With the pictures left out, copy the listing below exactly.

# Dataset extract
+ + +
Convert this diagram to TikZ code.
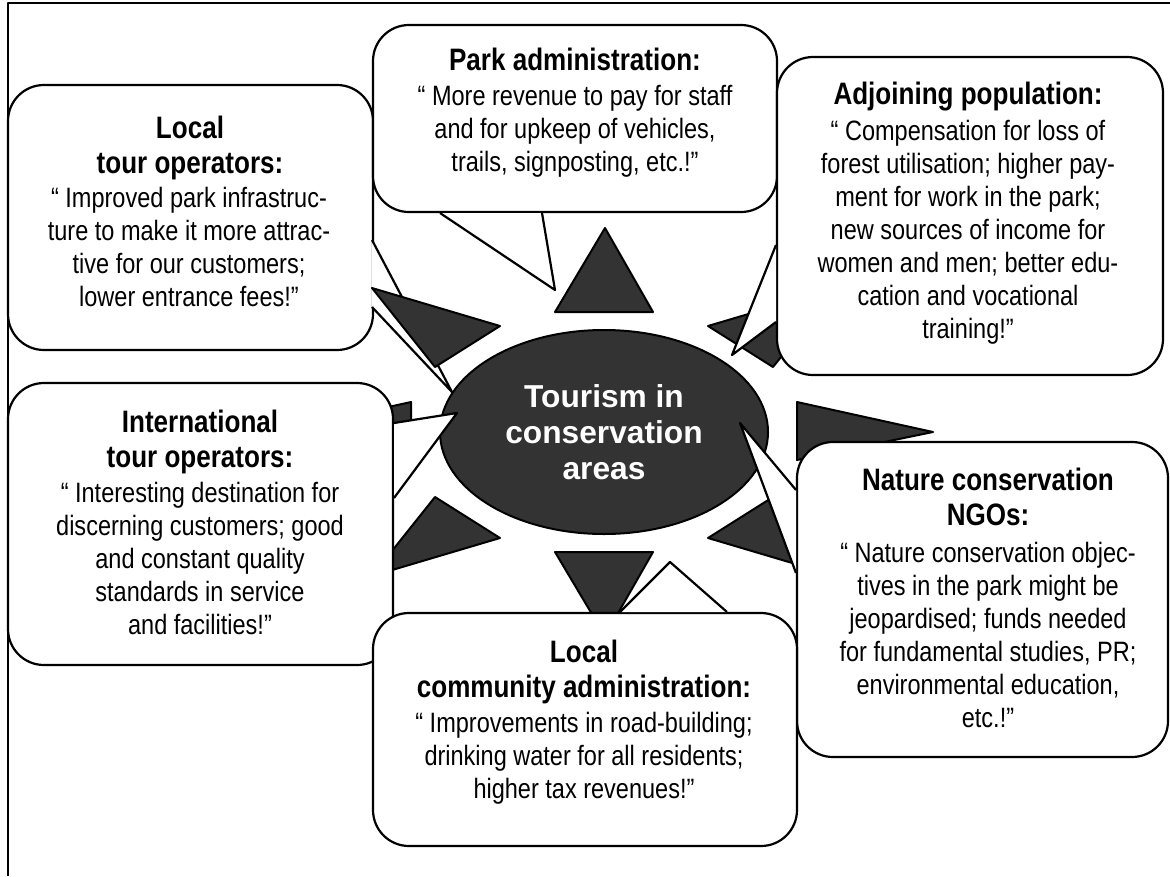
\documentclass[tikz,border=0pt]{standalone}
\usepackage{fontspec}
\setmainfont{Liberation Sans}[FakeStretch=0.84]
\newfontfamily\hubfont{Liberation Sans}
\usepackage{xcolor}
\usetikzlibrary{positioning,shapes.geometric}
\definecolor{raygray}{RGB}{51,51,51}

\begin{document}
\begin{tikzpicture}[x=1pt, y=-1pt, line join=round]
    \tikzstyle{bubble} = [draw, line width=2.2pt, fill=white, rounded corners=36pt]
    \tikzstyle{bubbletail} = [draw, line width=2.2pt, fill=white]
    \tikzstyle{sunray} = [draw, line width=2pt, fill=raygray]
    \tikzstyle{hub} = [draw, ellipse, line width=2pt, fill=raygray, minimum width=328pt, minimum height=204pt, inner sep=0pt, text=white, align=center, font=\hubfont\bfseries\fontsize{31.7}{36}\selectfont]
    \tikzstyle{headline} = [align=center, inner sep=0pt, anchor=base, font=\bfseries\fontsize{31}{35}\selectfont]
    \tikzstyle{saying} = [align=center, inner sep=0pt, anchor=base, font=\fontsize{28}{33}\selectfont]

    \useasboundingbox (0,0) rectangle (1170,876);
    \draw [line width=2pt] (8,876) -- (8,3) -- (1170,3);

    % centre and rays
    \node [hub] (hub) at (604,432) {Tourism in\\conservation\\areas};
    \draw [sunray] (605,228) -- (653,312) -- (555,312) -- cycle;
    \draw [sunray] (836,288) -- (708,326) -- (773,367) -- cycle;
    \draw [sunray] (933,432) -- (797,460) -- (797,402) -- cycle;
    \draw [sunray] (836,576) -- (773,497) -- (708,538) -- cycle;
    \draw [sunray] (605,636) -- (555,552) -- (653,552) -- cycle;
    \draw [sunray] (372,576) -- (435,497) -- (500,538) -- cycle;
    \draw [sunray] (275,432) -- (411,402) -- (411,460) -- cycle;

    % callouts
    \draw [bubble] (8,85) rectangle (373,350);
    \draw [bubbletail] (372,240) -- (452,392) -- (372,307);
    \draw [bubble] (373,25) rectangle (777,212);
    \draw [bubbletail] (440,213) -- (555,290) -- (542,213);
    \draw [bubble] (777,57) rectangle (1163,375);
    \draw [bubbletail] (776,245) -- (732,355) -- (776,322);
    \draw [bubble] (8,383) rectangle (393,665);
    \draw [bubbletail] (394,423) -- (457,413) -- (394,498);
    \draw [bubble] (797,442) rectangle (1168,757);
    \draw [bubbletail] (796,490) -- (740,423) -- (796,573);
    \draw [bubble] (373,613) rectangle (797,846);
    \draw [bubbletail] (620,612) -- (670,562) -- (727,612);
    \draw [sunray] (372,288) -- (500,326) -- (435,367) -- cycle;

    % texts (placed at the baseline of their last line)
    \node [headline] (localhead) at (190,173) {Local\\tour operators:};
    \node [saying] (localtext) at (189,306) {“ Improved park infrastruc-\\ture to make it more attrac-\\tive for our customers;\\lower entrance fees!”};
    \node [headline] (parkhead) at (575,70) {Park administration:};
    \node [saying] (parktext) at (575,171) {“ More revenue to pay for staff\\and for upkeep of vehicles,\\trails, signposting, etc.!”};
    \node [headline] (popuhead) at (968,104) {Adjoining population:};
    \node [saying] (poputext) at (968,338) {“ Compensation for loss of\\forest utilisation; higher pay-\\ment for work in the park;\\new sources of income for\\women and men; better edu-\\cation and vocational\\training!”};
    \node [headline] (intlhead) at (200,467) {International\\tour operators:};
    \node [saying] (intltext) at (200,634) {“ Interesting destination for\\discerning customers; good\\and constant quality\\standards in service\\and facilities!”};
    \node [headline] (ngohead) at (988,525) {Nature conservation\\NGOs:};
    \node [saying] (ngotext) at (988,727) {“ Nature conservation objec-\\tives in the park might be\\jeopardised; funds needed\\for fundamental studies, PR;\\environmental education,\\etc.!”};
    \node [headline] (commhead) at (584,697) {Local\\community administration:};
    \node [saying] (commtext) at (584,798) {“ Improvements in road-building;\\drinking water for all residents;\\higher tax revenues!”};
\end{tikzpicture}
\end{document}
+ + +
# Expected answer
Convert this diagram to TikZ code.
\documentclass[tikz,border=0pt]{standalone}
\usepackage{fontspec}
\setmainfont{Liberation Sans}[FakeStretch=0.84]
\newfontfamily\hubfont{Liberation Sans}
\usepackage{xcolor}
\usetikzlibrary{positioning,shapes.geometric}
\definecolor{raygray}{RGB}{51,51,51}

\begin{document}
\begin{tikzpicture}[x=1pt, y=-1pt, line join=round]
    \tikzstyle{bubble} = [draw, line width=2.2pt, fill=white, rounded corners=36pt]
    \tikzstyle{bubbletail} = [draw, line width=2.2pt, fill=white]
    \tikzstyle{sunray} = [draw, line width=2pt, fill=raygray]
    \tikzstyle{hub} = [draw, ellipse, line width=2pt, fill=raygray, minimum width=328pt, minimum height=204pt, inner sep=0pt, text=white, align=center, font=\hubfont\bfseries\fontsize{31.7}{36}\selectfont]
    \tikzstyle{headline} = [align=center, inner sep=0pt, anchor=base, font=\bfseries\fontsize{31}{35}\selectfont]
    \tikzstyle{saying} = [align=center, inner sep=0pt, anchor=base, font=\fontsize{28}{33}\selectfont]

    \useasboundingbox (0,0) rectangle (1170,876);
    \draw [line width=2pt] (8,876) -- (8,3) -- (1170,3);

    % centre and rays
    \node [hub] (hub) at (604,432) {Tourism in\\conservation\\areas};
    \draw [sunray] (605,228) -- (653,312) -- (555,312) -- cycle;
    \draw [sunray] (836,288) -- (708,326) -- (773,367) -- cycle;
    \draw [sunray] (933,432) -- (797,460) -- (797,402) -- cycle;
    \draw [sunray] (836,576) -- (773,497) -- (708,538) -- cycle;
    \draw [sunray] (605,636) -- (555,552) -- (653,552) -- cycle;
    \draw [sunray] (372,576) -- (435,497) -- (500,538) -- cycle;
    \draw [sunray] (275,432) -- (411,402) -- (411,460) -- cycle;

    % callouts
    \draw [bubble] (8,85) rectangle (373,350);
    \draw [bubbletail] (372,240) -- (452,392) -- (372,307);
    \draw [bubble] (373,25) rectangle (777,212);
    \draw [bubbletail] (440,213) -- (555,290) -- (542,213);
    \draw [bubble] (777,57) rectangle (1163,375);
    \draw [bubbletail] (776,245) -- (732,355) -- (776,322);
    \draw [bubble] (8,383) rectangle (393,665);
    \draw [bubbletail] (394,423) -- (457,413) -- (394,498);
    \draw [bubble] (797,442) rectangle (1168,757);
    \draw [bubbletail] (796,490) -- (740,423) -- (796,573);
    \draw [bubble] (373,613) rectangle (797,846);
    \draw [bubbletail] (620,612) -- (670,562) -- (727,612);
    \draw [sunray] (372,288) -- (500,326) -- (435,367) -- cycle;

    % texts (placed at the baseline of their last line)
    \node [headline] (localhead) at (190,173) {Local\\tour operators:};
    \node [saying] (localtext) at (189,306) {“ Improved park infrastruc-\\ture to make it more attrac-\\tive for our customers;\\lower entrance fees!”};
    \node [headline] (parkhead) at (575,70) {Park administration:};
    \node [saying] (parktext) at (575,171) {“ More revenue to pay for staff\\and for upkeep of vehicles,\\trails, signposting, etc.!”};
    \node [headline] (popuhead) at (968,104) {Adjoining population:};
    \node [saying] (poputext) at (968,338) {“ Compensation for loss of\\forest utilisation; higher pay-\\ment for work in the park;\\new sources of income for\\women and men; better edu-\\cation and vocational\\training!”};
    \node [headline] (intlhead) at (200,467) {International\\tour operators:};
    \node [saying] (intltext) at (200,634) {“ Interesting destination for\\discerning customers; good\\and constant quality\\standards in service\\and facilities!”};
    \node [headline] (ngohead) at (988,525) {Nature conservation\\NGOs:};
    \node [saying] (ngotext) at (988,727) {“ Nature conservation objec-\\tives in the park might be\\jeopardised; funds needed\\for fundamental studies, PR;\\environmental education,\\etc.!”};
    \node [headline] (commhead) at (584,697) {Local\\community administration:};
    \node [saying] (commtext) at (584,798) {“ Improvements in road-building;\\drinking water for all residents;\\higher tax revenues!”};
\end{tikzpicture}
\end{document}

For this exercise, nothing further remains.